### Supplied information ###
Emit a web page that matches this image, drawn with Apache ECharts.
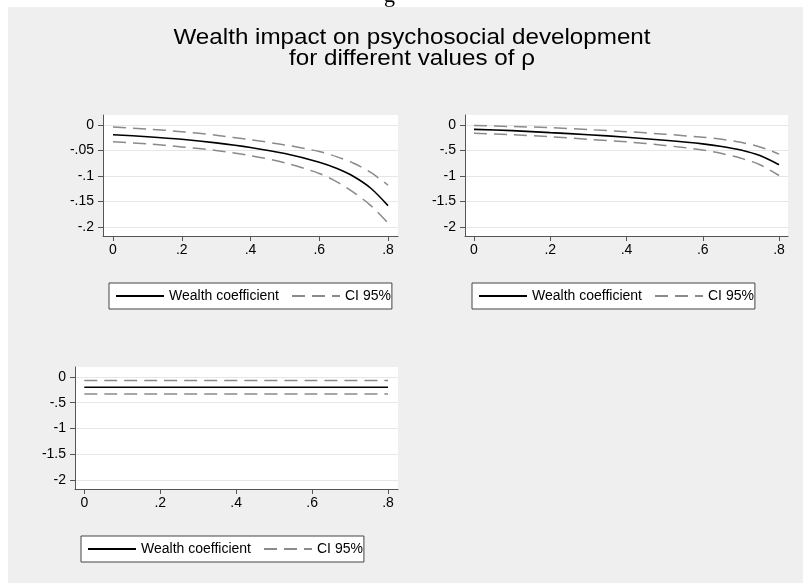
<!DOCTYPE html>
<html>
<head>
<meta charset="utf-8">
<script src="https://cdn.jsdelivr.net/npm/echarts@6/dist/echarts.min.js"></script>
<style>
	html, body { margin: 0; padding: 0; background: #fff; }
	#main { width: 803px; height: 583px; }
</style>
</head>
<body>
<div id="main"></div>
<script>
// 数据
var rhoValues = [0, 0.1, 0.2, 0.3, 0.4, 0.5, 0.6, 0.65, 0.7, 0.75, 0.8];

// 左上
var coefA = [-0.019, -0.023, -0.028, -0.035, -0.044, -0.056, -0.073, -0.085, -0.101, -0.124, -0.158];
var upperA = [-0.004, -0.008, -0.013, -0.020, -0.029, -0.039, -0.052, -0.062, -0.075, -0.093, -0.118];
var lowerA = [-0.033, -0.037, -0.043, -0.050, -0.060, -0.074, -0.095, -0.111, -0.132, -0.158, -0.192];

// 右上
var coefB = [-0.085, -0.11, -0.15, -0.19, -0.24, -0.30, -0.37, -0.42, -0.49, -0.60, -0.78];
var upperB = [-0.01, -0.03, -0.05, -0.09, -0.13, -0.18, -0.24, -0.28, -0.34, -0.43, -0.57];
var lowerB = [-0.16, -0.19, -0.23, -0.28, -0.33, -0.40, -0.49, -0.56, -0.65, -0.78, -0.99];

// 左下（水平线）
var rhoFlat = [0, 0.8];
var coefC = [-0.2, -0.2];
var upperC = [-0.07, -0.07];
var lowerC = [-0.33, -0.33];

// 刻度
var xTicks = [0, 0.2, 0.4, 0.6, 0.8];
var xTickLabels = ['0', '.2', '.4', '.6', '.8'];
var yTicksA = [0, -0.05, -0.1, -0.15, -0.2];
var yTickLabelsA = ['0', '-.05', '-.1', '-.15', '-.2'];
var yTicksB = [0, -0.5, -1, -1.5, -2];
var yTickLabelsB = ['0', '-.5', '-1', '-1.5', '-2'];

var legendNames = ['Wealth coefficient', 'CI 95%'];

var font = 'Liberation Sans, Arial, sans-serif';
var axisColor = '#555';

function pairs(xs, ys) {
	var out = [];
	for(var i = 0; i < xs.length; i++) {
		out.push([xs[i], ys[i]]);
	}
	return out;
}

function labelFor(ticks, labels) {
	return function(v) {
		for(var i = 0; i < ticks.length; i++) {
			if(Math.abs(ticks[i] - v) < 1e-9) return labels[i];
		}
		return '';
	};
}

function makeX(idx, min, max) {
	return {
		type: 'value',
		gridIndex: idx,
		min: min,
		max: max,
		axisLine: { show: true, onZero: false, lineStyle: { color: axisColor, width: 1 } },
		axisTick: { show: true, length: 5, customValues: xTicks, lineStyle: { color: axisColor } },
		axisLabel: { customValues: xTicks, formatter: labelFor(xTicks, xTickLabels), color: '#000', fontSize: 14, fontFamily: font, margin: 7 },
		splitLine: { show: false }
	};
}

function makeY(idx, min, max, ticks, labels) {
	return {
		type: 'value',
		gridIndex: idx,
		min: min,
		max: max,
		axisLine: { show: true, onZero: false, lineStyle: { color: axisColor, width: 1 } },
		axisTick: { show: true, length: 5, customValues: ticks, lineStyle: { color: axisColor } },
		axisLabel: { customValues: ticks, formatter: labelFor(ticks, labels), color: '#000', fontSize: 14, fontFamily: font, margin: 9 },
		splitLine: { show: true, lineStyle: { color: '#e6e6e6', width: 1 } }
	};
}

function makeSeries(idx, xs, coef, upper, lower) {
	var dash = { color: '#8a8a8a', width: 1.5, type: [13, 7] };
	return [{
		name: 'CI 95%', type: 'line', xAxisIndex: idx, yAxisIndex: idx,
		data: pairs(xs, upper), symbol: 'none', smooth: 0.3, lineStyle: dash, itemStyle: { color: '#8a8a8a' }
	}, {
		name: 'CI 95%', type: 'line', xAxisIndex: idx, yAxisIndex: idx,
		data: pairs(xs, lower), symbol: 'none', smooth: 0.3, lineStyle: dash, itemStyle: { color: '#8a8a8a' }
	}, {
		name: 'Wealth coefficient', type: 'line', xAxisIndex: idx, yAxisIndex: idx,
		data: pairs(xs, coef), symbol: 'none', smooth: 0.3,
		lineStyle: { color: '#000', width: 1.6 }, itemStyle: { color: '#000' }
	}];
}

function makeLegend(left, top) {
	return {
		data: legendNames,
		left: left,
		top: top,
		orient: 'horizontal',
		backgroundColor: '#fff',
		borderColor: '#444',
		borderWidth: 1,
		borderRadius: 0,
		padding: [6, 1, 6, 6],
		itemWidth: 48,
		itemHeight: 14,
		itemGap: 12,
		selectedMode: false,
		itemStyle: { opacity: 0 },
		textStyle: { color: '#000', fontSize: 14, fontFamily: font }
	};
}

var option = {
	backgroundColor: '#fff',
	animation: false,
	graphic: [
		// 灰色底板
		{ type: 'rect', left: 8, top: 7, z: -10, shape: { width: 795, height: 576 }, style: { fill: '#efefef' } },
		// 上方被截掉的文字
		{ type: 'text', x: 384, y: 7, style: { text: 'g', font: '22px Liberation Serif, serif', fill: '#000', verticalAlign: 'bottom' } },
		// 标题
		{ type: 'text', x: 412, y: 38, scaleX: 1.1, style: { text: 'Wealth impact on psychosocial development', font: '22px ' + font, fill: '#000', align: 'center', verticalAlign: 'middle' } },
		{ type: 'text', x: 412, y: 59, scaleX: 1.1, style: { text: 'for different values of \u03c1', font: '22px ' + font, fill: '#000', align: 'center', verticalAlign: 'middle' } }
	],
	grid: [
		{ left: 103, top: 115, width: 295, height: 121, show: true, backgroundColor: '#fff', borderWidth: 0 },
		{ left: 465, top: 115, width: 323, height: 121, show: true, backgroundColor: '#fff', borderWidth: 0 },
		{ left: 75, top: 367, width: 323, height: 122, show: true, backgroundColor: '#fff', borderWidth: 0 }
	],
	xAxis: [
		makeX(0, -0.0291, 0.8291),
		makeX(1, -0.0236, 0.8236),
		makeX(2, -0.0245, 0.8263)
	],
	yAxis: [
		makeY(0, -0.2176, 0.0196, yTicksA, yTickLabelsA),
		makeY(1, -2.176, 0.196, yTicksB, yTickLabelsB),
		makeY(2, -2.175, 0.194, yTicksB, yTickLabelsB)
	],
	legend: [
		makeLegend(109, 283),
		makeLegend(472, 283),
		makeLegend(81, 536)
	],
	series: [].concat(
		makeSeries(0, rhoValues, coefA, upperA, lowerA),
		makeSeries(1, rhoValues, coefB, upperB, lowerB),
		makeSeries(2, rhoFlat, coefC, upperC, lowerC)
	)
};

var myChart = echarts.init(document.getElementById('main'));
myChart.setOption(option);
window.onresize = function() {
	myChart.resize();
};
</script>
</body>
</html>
###
- Aim -
Leave every image out, and retype the material exactly.

- The output -
Emit a web page that matches this image, drawn with Apache ECharts.
<!DOCTYPE html>
<html>
<head>
<meta charset="utf-8">
<script src="https://cdn.jsdelivr.net/npm/echarts@6/dist/echarts.min.js"></script>
<style>
	html, body { margin: 0; padding: 0; background: #fff; }
	#main { width: 803px; height: 583px; }
</style>
</head>
<body>
<div id="main"></div>
<script>
// 数据
var rhoValues = [0, 0.1, 0.2, 0.3, 0.4, 0.5, 0.6, 0.65, 0.7, 0.75, 0.8];

// 左上
var coefA = [-0.019, -0.023, -0.028, -0.035, -0.044, -0.056, -0.073, -0.085, -0.101, -0.124, -0.158];
var upperA = [-0.004, -0.008, -0.013, -0.020, -0.029, -0.039, -0.052, -0.062, -0.075, -0.093, -0.118];
var lowerA = [-0.033, -0.037, -0.043, -0.050, -0.060, -0.074, -0.095, -0.111, -0.132, -0.158, -0.192];

// 右上
var coefB = [-0.085, -0.11, -0.15, -0.19, -0.24, -0.30, -0.37, -0.42, -0.49, -0.60, -0.78];
var upperB = [-0.01, -0.03, -0.05, -0.09, -0.13, -0.18, -0.24, -0.28, -0.34, -0.43, -0.57];
var lowerB = [-0.16, -0.19, -0.23, -0.28, -0.33, -0.40, -0.49, -0.56, -0.65, -0.78, -0.99];

// 左下（水平线）
var rhoFlat = [0, 0.8];
var coefC = [-0.2, -0.2];
var upperC = [-0.07, -0.07];
var lowerC = [-0.33, -0.33];

// 刻度
var xTicks = [0, 0.2, 0.4, 0.6, 0.8];
var xTickLabels = ['0', '.2', '.4', '.6', '.8'];
var yTicksA = [0, -0.05, -0.1, -0.15, -0.2];
var yTickLabelsA = ['0', '-.05', '-.1', '-.15', '-.2'];
var yTicksB = [0, -0.5, -1, -1.5, -2];
var yTickLabelsB = ['0', '-.5', '-1', '-1.5', '-2'];

var legendNames = ['Wealth coefficient', 'CI 95%'];

var font = 'Liberation Sans, Arial, sans-serif';
var axisColor = '#555';

function pairs(xs, ys) {
	var out = [];
	for(var i = 0; i < xs.length; i++) {
		out.push([xs[i], ys[i]]);
	}
	return out;
}

function labelFor(ticks, labels) {
	return function(v) {
		for(var i = 0; i < ticks.length; i++) {
			if(Math.abs(ticks[i] - v) < 1e-9) return labels[i];
		}
		return '';
	};
}

function makeX(idx, min, max) {
	return {
		type: 'value',
		gridIndex: idx,
		min: min,
		max: max,
		axisLine: { show: true, onZero: false, lineStyle: { color: axisColor, width: 1 } },
		axisTick: { show: true, length: 5, customValues: xTicks, lineStyle: { color: axisColor } },
		axisLabel: { customValues: xTicks, formatter: labelFor(xTicks, xTickLabels), color: '#000', fontSize: 14, fontFamily: font, margin: 7 },
		splitLine: { show: false }
	};
}

function makeY(idx, min, max, ticks, labels) {
	return {
		type: 'value',
		gridIndex: idx,
		min: min,
		max: max,
		axisLine: { show: true, onZero: false, lineStyle: { color: axisColor, width: 1 } },
		axisTick: { show: true, length: 5, customValues: ticks, lineStyle: { color: axisColor } },
		axisLabel: { customValues: ticks, formatter: labelFor(ticks, labels), color: '#000', fontSize: 14, fontFamily: font, margin: 9 },
		splitLine: { show: true, lineStyle: { color: '#e6e6e6', width: 1 } }
	};
}

function makeSeries(idx, xs, coef, upper, lower) {
	var dash = { color: '#8a8a8a', width: 1.5, type: [13, 7] };
	return [{
		name: 'CI 95%', type: 'line', xAxisIndex: idx, yAxisIndex: idx,
		data: pairs(xs, upper), symbol: 'none', smooth: 0.3, lineStyle: dash, itemStyle: { color: '#8a8a8a' }
	}, {
		name: 'CI 95%', type: 'line', xAxisIndex: idx, yAxisIndex: idx,
		data: pairs(xs, lower), symbol: 'none', smooth: 0.3, lineStyle: dash, itemStyle: { color: '#8a8a8a' }
	}, {
		name: 'Wealth coefficient', type: 'line', xAxisIndex: idx, yAxisIndex: idx,
		data: pairs(xs, coef), symbol: 'none', smooth: 0.3,
		lineStyle: { color: '#000', width: 1.6 }, itemStyle: { color: '#000' }
	}];
}

function makeLegend(left, top) {
	return {
		data: legendNames,
		left: left,
		top: top,
		orient: 'horizontal',
		backgroundColor: '#fff',
		borderColor: '#444',
		borderWidth: 1,
		borderRadius: 0,
		padding: [6, 1, 6, 6],
		itemWidth: 48,
		itemHeight: 14,
		itemGap: 12,
		selectedMode: false,
		itemStyle: { opacity: 0 },
		textStyle: { color: '#000', fontSize: 14, fontFamily: font }
	};
}

var option = {
	backgroundColor: '#fff',
	animation: false,
	graphic: [
		// 灰色底板
		{ type: 'rect', left: 8, top: 7, z: -10, shape: { width: 795, height: 576 }, style: { fill: '#efefef' } },
		// 上方被截掉的文字
		{ type: 'text', x: 384, y: 7, style: { text: 'g', font: '22px Liberation Serif, serif', fill: '#000', verticalAlign: 'bottom' } },
		// 标题
		{ type: 'text', x: 412, y: 38, scaleX: 1.1, style: { text: 'Wealth impact on psychosocial development', font: '22px ' + font, fill: '#000', align: 'center', verticalAlign: 'middle' } },
		{ type: 'text', x: 412, y: 59, scaleX: 1.1, style: { text: 'for different values of \u03c1', font: '22px ' + font, fill: '#000', align: 'center', verticalAlign: 'middle' } }
	],
	grid: [
		{ left: 103, top: 115, width: 295, height: 121, show: true, backgroundColor: '#fff', borderWidth: 0 },
		{ left: 465, top: 115, width: 323, height: 121, show: true, backgroundColor: '#fff', borderWidth: 0 },
		{ left: 75, top: 367, width: 323, height: 122, show: true, backgroundColor: '#fff', borderWidth: 0 }
	],
	xAxis: [
		makeX(0, -0.0291, 0.8291),
		makeX(1, -0.0236, 0.8236),
		makeX(2, -0.0245, 0.8263)
	],
	yAxis: [
		makeY(0, -0.2176, 0.0196, yTicksA, yTickLabelsA),
		makeY(1, -2.176, 0.196, yTicksB, yTickLabelsB),
		makeY(2, -2.175, 0.194, yTicksB, yTickLabelsB)
	],
	legend: [
		makeLegend(109, 283),
		makeLegend(472, 283),
		makeLegend(81, 536)
	],
	series: [].concat(
		makeSeries(0, rhoValues, coefA, upperA, lowerA),
		makeSeries(1, rhoValues, coefB, upperB, lowerB),
		makeSeries(2, rhoFlat, coefC, upperC, lowerC)
	)
};

var myChart = echarts.init(document.getElementById('main'));
myChart.setOption(option);
window.onresize = function() {
	myChart.resize();
};
</script>
</body>
</html>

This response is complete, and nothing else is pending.